It becomes ever more obvious that Alberta's separatists and the UCP are so tight they squeak. And now, the separatists are bent on deepening their influence on the party. Some might call it a takeover.
That explains, I'd suggest, why Premier Danielle Smith is so anxious to shift blame for the latest uproar to the NDP. She argues that the NDP should have told the government when it learned elections data was being used on a video meeting of the Centurion Project. At one point, ex-premier Jason Kenney's details were on the screen.
A senior UCP caucus official was in that meeting. He didn't report anything amiss. The NDP learned about the meeting and immediately alerted the RCMP, then later released the information. Now, Smith flails away at NDP Leader Naheed Nenshi for keeping the story from the government.
Nenshi replied in the legislature: "The premier's staff didn't tell her. Now she expects the Opposition to tell her. Alerting the authorities doesn't mean calling the bank robber and telling him the cops are on their way."
The scene in the legislature has been raucous, almost riotous. The premier's argument provokes widespread hilarity, and not just with her political opposition. Longtime conservative activist Ken Boessenkool, a co-signer of the Firewall Letter, said it's a dubious messaging choice to argue that "our political opponents are bad because they must have recognized something we were too dumb to recognize."

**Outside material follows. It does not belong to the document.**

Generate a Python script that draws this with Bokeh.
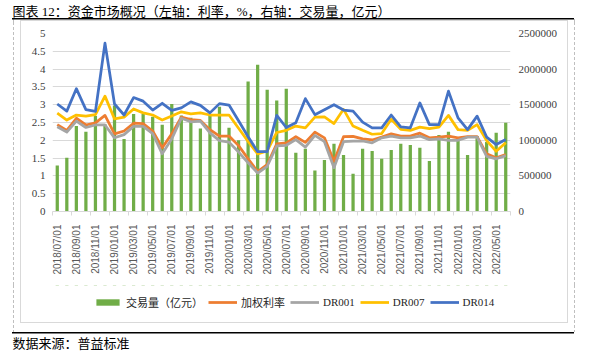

Former NDP MLA Shannon Phillips has popped up as a significant voice in this controversy. She knows how it feels to have her personal data misused. In an infamous case, Lethbridge police officers stalked and photographed Phillips because they didn't like her politics. She thanked Kenney for reaching out to her at that time — a cross-partisan gesture that seems unlikely today, if not impossible.
Phillips posted: "If there's one thing I know about conservatives in Alberta, it's that they know how to campaign. They have good organizers and good training. They know the voters' list is under lock and key and isn't available to just anyone. This argument is not believable."
Smith's case is so bizarre that it has people talking. And maybe that is the point. Every episode involving the separatists, including this one, shows how deeply and successfully they have infiltrated the UCP. The relationship often seems cosy, friendly, perfectly natural. There's a photo online of the UCP official who was on that meeting sitting at a table with separatist firebrand David Parker. Parker is said to have revealed Kenney's personal data on the call.
I'm not suggesting the official is a separatist or that he recognized what was going down. Many people on video calls aren't paying much attention. But time after time, we see this relationship. When Smith blasted the NDP, and deplored illegality, she didn't have an unkind word for the separatists.